When it comes to the “what”, we’ll have to wait and see, but the current word is the government will deal with dual nationals first before moving to more complicated considerations, like whether we can or should enact a more wide-ranging revocation power, like the Brits have.
The answer to “why has this taken so long” is multifactorial. It’s partly because the government prioritised its other tranches of national security reform, and to be perfectly frank, the internal decision-making rituals and processes in this government are sometimes quite hard to fathom.
It’s partly because of old-fashioned kite flying. In politics, it’s common to float various proposals well in advance in order to test how bad any community backlash might be. It’s not a foolproof strategy but it can help you understand where the limits are. I’d put citizenship firmly in the kite flying category.
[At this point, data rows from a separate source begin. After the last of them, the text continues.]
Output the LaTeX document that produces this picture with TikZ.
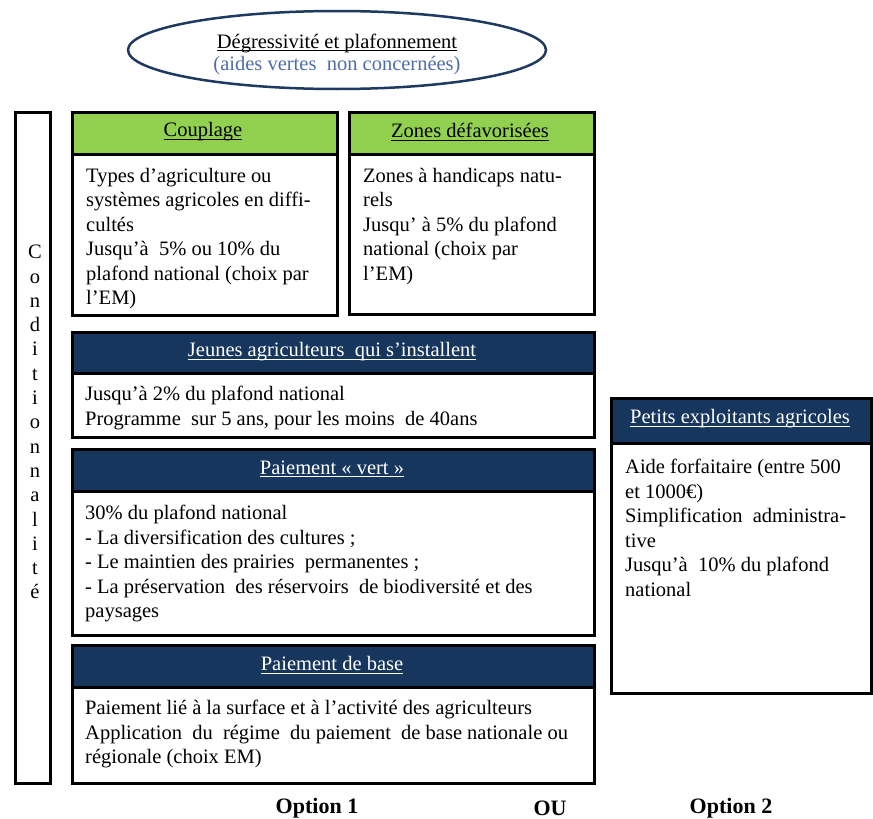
\documentclass[tikz,border=0pt]{standalone}
\usepackage{fontspec}
\setmainfont{Liberation Serif}
\usetikzlibrary{shapes.geometric}
\newcommand\myul[1]{\setbox0\hbox{#1}\rlap{\rule[-3pt]{\wd0}{1pt}}\box0}
\definecolor{navy}{HTML}{17365D}
\definecolor{grn}{HTML}{92D050}
\definecolor{eblue}{HTML}{4F6EA8}
\definecolor{ering}{HTML}{1F3A60}
\begin{document}
\begin{tikzpicture}[x=1pt,y=-1pt,
  every node/.style={font=\fontsize{20.5}{24.5}\selectfont},
  frame/.style={draw=black, line width=3pt, anchor=north west, inner sep=0pt},
  ghdr/.style={frame, fill=grn, text=black},
  nhdr/.style={frame, fill=navy, text=white},
  bodybox/.style={frame, fill=white},
  bodytext/.style={anchor=north west, align=left, inner sep=0pt},
  lbl/.style={font=\fontsize{22}{24}\selectfont\bfseries, inner sep=0pt, anchor=base},
]
\useasboundingbox (0,0) rectangle (873,819);

% ellipse
\node[draw=ering, line width=2.5pt, ellipse, minimum width=418, minimum height=78, inner sep=0pt] (ell) at (337,50) {};
\node[inner sep=0pt] (t1) at (337,43) {\myul{Dégressivité et plafonnement}};
\node[inner sep=0pt, text=eblue] (t2) at (337,66) {(aides vertes\ \ non concernées)};

% Conditionnalite
\node[frame, minimum width=35, minimum height=671] (cond) at (14,111) {};
\node[anchor=north, align=center, inner sep=0pt, font=\fontsize{20.5}{24.3}\selectfont] (condtxt) at (35,245)
  {C\\o\\n\\d\\i\\t\\i\\o\\n\\n\\a\\l\\i\\t\\é};

% Couplage
\node[ghdr, minimum width=265, minimum height=42] (couph) at (71,111) {};
\node[inner sep=0pt] (coupt) at (203,132) {\myul{Couplage}};
\node[bodybox, minimum width=265, minimum height=161] (coupb) at (71,153) {};
\node[bodytext] (coupx) at (86,168) {Types d’agriculture ou\\systèmes agricoles en diffi-\\cultés\\Jusqu’à\ \ 5\% ou 10\% du\\plafond national (choix par\\l’EM)};

% Zones defavorisees
\node[ghdr, minimum width=245, minimum height=42] (zoneh) at (348,111) {};
\node[inner sep=0pt] (zonet) at (470,132) {\myul{Zones défavorisées}};
\node[bodybox, minimum width=245, minimum height=160] (zoneb) at (348,153) {};
\node[bodytext] (zonex) at (363,168) {Zones à handicaps natu-\\rels\\Jusqu’ à 5\% du plafond\\national (choix par\\l’EM)};

% Jeunes agriculteurs
\node[nhdr, minimum width=522, minimum height=41] (jeuh) at (71,331) {};
\node[inner sep=0pt, text=white] (jeut) at (332,352) {\myul{Jeunes agriculteurs\ \ qui s’installent}};
\node[bodybox, minimum width=522, minimum height=64] (jeub) at (71,372) {};
\node[bodytext] (jeux) at (85,386) {Jusqu’à 2\% du plafond national\\Programme\ \ sur 5 ans, pour les moins\ \ de 40ans};

% Paiement vert
\node[nhdr, minimum width=522, minimum height=42] (verh) at (71,448) {};
\node[inner sep=0pt, text=white] (vert) at (332,469) {\myul{Paiement « vert »}};
\node[bodybox, minimum width=522, minimum height=144] (verb) at (71,490) {};
\node[bodytext] (verx) at (85,505) {30\% du plafond national\\- La diversification des cultures ;\\- Le maintien des prairies\ \ permanentes ;\\- La préservation\ \ des réservoirs\ \ de biodiversité et des\\paysages};

% Paiement de base
\node[nhdr, minimum width=522, minimum height=42] (bash) at (71,644) {};
\node[inner sep=0pt, text=white] (bast) at (332,665) {\myul{Paiement de base}};
\node[bodybox, minimum width=522, minimum height=96] (basb) at (71,686) {};
\node[bodytext] (basx) at (85,700) {Paiement lié à la surface et à l’activité des agriculteurs\\Application\ \ du\ \ régime\ \ du paiement\ \ de base nationale ou\\régionale (choix EM)};

% Petits exploitants
\node[nhdr, minimum width=260, minimum height=45] (peth) at (610,397) {};
\node[inner sep=0pt, text=white] (pett) at (740,419) {\myul{Petits exploitants agricoles}};
\node[bodybox, minimum width=260, minimum height=250] (petb) at (610,442) {};
\node[bodytext] (petx) at (625,459) {Aide forfaitaire (entre 500\\et 1000€)\\Simplification\ \ administra-\\tive\\Jusqu’à\ \ 10\% du plafond\\national};

% bottom labels
\node[lbl] (opt1) at (317,813) {Option 1};
\node[lbl] (ou) at (550,815) {OU};
\node[lbl] (opt2) at (731,813) {Option 2};
\end{tikzpicture}
\end{document}
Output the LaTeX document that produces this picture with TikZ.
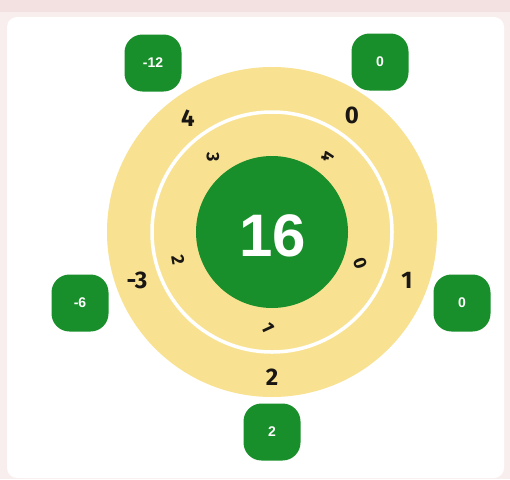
\documentclass[tikz,border=0pt]{standalone}
\usepackage{fontspec}
\setmainfont{Liberation Sans}
\newfontfamily\ringfont{Fira Sans}
\definecolor{pinkbg}{RGB}{249,238,238}
\definecolor{pinktop}{RGB}{243,224,224}
\definecolor{ringyellow}{RGB}{248,226,146}
\definecolor{wheelgreen}{RGB}{24,143,42}
\definecolor{digit}{RGB}{25,22,20}
\tikzset{
  box/.style={fill=wheelgreen, rounded corners=18pt, minimum width=57pt, minimum height=57pt,
    inner sep=0pt, text=white, font=\bfseries\fontsize{14}{14}\selectfont},
  outerlabel/.style={text=digit, inner sep=0pt, font=\ringfont\bfseries\fontsize{24}{24}\selectfont},
  innerlabel/.style={text=digit, inner sep=0pt, font=\ringfont\bfseries\fontsize{18}{18}\selectfont},
  hub/.style={circle, fill=wheelgreen, minimum size=152pt, inner sep=0pt, text=white,
    font=\bfseries\fontsize{60}{60}\selectfont}
}
\begin{document}
\begin{tikzpicture}[x=1pt,y=-1pt]
\useasboundingbox (0,0) rectangle (510,479);
\fill[pinkbg] (0,0) rectangle (510,479);
\fill[pinktop] (0,0) rectangle (510,12);
\fill[white, rounded corners=10pt] (7,17) rectangle (504,478);
\coordinate (C) at (272,232);
\fill[ringyellow] (C) circle (165);
\draw[white, line width=3.5pt] (C) circle (120);
\node[hub] (hub) at (C) {};
\node[text=white, font=\bfseries\fontsize{60}{60}\selectfont, inner sep=0pt] (sixteen) at (273,236) {16};
% outer boxes
\node[box] (b1) at (153,63) {-12};
\node[box] (b2) at (380,62) {0};
\node[box] (b3) at (462,303) {0};
\node[box] (b4) at (272,432) {2};
\node[box] (b5) at (80,303) {-6};
% outer ring labels
\node[outerlabel] (o1) at (188,118) {4};
\node[outerlabel] (o2) at (352,115) {0};
\node[outerlabel] (o3) at (407,280) {1};
\node[outerlabel] (o4) at (272,377) {2};
\node[outerlabel] (o5) at (137,280) {-3};
% inner ring labels
\node[innerlabel, rotate=-90] (i1) at (213,157) {3};
\node[innerlabel, rotate=-100] (i2) at (328,157) {4};
\node[innerlabel, rotate=-70] (i3) at (360,263) {0};
\node[innerlabel, rotate=-65] (i4) at (268,328) {1};
\node[innerlabel, rotate=-80] (i5) at (178,260) {2};
\end{tikzpicture}
\end{document}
The government’s main problem, though, the substantive challenge, is the many complications associated with going there. Revoking people’s citizenship is no small thing, and in terms of a principle, it should be no small thing. Weakening citizenship protections is a significant public policy step for any government to take, because it fundamentally rebalances the power relationship between the state and the individual. The thin edge of the wedge here is pretty obvious if you think about it for a minute or so.
It’s also pretty complicated to achieve. It’s complicated because in the mid-1970s, when Australia signed on to the Convention of the Reduction of Statelessness, we agreed not to deprive people of their nationality if such a deprivation would render a person stateless. (Other countries sought some caveats to their obligations under the convention. Australia did not, giving us less room to move now.)
In addition to the statelessness problem, the current law, as Peter Hughes – a former senior official in the immigration department – put it in a blog post published by the Lowy Institute late last year “sets a high bar for revocation”. Putting this more simply, there are only highly limited circumstances in which citizenship can be revoked. You don’t have to move too far before you find yourself in all kinds of legal complexity.
So where does our companionable citizenship ramble end? It will be worth assessing the fine print closely when this idea finally moves to reality. It will also be interesting to see what Labor does: keep the national security bipartisanship tight and tidy, or whether there is any scope for product differentiation.